Validating TONA's product and brand strategy through experiential retail pop-ups.

Context

This design thinking and experiential strategy case study examines the concept and design of a pop-up retail experience for TONA Leggings, a sustainable activewear brand seeking deeper engagement with its target customers. While TONA had built awareness through digital channels, it lacked a physical touchpoint to validate product fit, brand storytelling, and customer experience assumptions. The work explored how a temporary retail activation could be used to test demand, gather customer insight, and translate brand values into a tangible, end-to-end experience.

Goals

The primary goal was to design a pop-up retail experience that translated TONA's sustainability values and product promise into a compelling, in-person customer journey. Secondary goals included validating assumptions around product fit and brand storytelling, identifying opportunities to gather actionable customer feedback, and exploring how experiential retail could support deeper engagement beyond digital channels.

How I Worked

The work was structured around a design thinking process, beginning with customer discovery to understand expectations around fit, sustainability, and in-person shopping experiences.

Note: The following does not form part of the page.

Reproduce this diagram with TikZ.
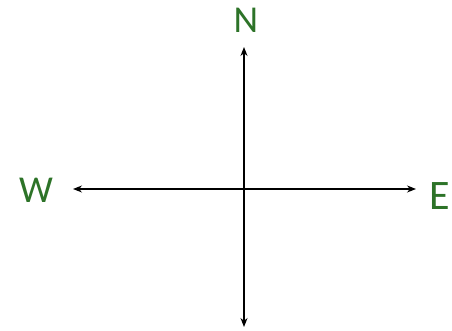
\documentclass[tikz,border=0pt]{standalone}
\usepackage{fontspec}
\setmainfont{Carlito}
\usetikzlibrary{arrows.meta}
\definecolor{lblgreen}{RGB}{45,115,40}
\tikzset{
  axis/.style={line width=1.2pt,black,{Stealth[length=9pt,width=7pt]}-{Stealth[length=9pt,width=7pt]}},
  lbl/.style={text=lblgreen,inner sep=0pt,anchor=center}
}
\begin{document}
\begin{tikzpicture}[x=1pt,y=1pt]
\useasboundingbox (0,0) rectangle (452,331);
\coordinate (top) at (244,284);
\coordinate (bot) at (244,4);
\coordinate (left) at (73,142);
\coordinate (right) at (416,142);
\draw[axis] (bot) -- (top);
\draw[axis] (left) -- (right);
\node[lbl,font=\fontsize{38}{38}\selectfont] (N) at (246,311) {N};
\node[lbl,font=\fontsize{38}{38}\selectfont] (W) at (36,141) {W};
\node[lbl,font=\fontsize{42}{42}\selectfont] (E) at (440,135) {E};
\end{tikzpicture}
\end{document}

I helped translate these insights into customer journey maps and experience concepts, then worked with the team to prototype the pop-up layout, interactions, and touchpoints. I contributed to testing and refining the experience through feedback loops, and helped synthesize findings into recommendations on how experiential retail could support TONA's broader brand and growth strategy.

Key Decisions & Tradeoffs

A central decision was to use the pop-up as a learning and validation environment rather than a short-term sales channel. This prioritized customer insight, experience testing, and brand storytelling over immediate revenue, accepting lower near-term sales in exchange for richer feedback and clearer signals on product fit and messaging. Another key tradeoff was designing a focused, minimal footprint experience rather than a fully built-out retail environment, favoring flexibility and rapid iteration over scale and operational complexity.

Impact

The work produced a clearly defined pop-up experience concept that translated TONA's brand values into an in-person customer journey. Prototyping and testing generated actionable insight on product fit, messaging, and experiential touchpoints, helping clarify how physical retail could support deeper engagement and learning beyond digital channels. The concept and supporting research were presented to members of the TONA leadership team, who responded positively and indicated that elements of the research and experience design would inform future efforts to bring the pop-up to life.

What This
Project Shaped

This work strengthened my ability to apply design thinking to real business problems, translating customer insight into tangible experience concepts. It sharpened my judgment around balancing experimentation with strategic intent, collaborating within a team to iterate quickly, and communicating experiential ideas in a way that resonates with stakeholders and decision-makers.